7. Deodorant. Luxury? Ask the person who works next to someone who doesn’t use deodorant. And then ask the person if they made a conscious choice or just didn’t have it. No, don’t ask them because that’s shaming them. I remember being in the 9th grade locker room and girls were very interested in what deodorants the others used. One girl didn’t use any and some of the other girls teased her as being too physically immature to need it. In hindsight, I wonder if they missed the mark? Maybe it just wasn’t in the budget?
8. Hair Care Products. In spite of what I wrote earlier, I don’t really think anyone should be forced to use soap to wash their hair. When you donate hair care products, do you stop to think about including items that can be used on different types of hair? I mean, again, to function and flourish in our society – you need to have presentable hair in the sense that its clean and maintained. Not in the sense that it should be styled or kept in a certain way that makes other people feel comfortable – I’m talking about each person having access to the fundamental tools they need to maintain it the way they desire to function in society. Like shampoo and conditioner.

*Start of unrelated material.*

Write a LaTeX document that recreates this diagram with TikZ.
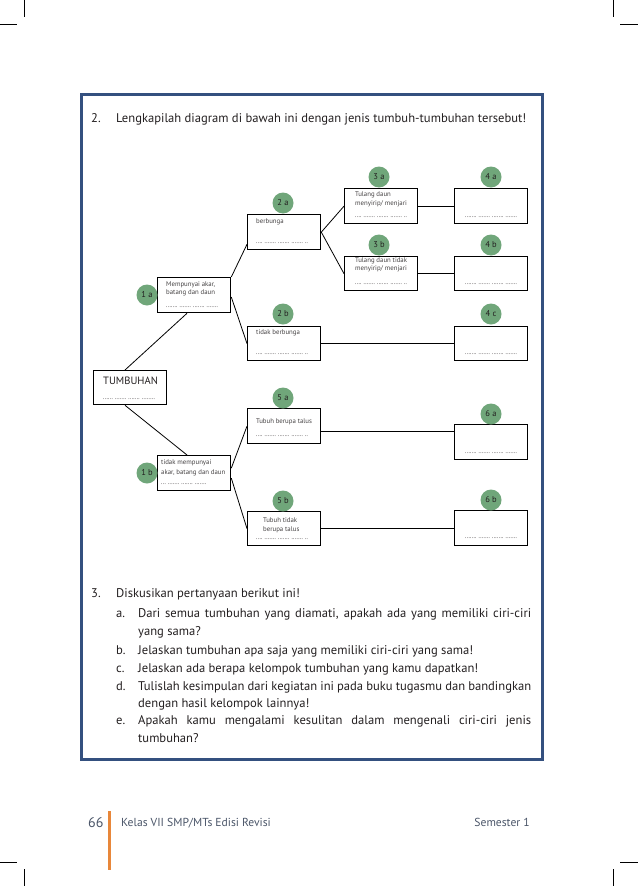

9. Cleaning products. You can’t buy these with food stamps. No matter where you live, you need some variation on these products. What do you so? Again, consider how they are transported – how many bags of cleaning supplies could you carry on the bus at one time? I used to buy cleaner at the Dollar Store and it took twice as much or more to clean as thoroughly as store brands. Yes, you can use rags but there are some things that really require a sponge. Or a mop or replacement mop head.
10. Lotion, powder, sunscreen, chapstick, etc. These might be considered luxuries. What if you work outside in the weather all day – sunscreen isn’t so much a luxury as a health concern. Foot powder can extend the life of your shoes and socks as well as keep your feet healthy. What about a jar of vaseline to use to protect your lips and other spots? Rough chapped hands can make it really hard to type all day or clean yet another bathroom at work.
I’m asking you to think through some of the items you take for granted. And I hope you’ll do two things. First, step back from the temptation to judge what someone else is doing in the grocery store – you don’t know their story and they don’t owe you or anyone an explanation. You don’t need to carry around that resentment.
Second, you can do something proactive to help. I’m running a fundraiser to establish a personal care closet at Pittsburgh’s LGBTQ Community Center – the GLCC. This will make some of these items available to the LGBTQ community – all ages, all identities, all treated with respect and dignity. You can make a modest donation now to help with the project launch. You can organize a product drive either now or schedule ahead to help ensure the sustainability of the project.
I didn’t take advantage of Home Ec, but what a great project to add to a Home Ec class or a scout troop or youth group. What a great opportunity to talk about the pragmatic realities of life in the adult world AND give back. Maybe your women’s group might take on a “sister supplies” drive. Or your book club. You can also volunteer – the closet will need someone to monitor inventory and go shopping for supplies. The opportunities to get involved are really endless.
In the end it boils down to helping our neighbors – LGBTQ and allies – have the tools they need to function and to flourish. You can make that happen.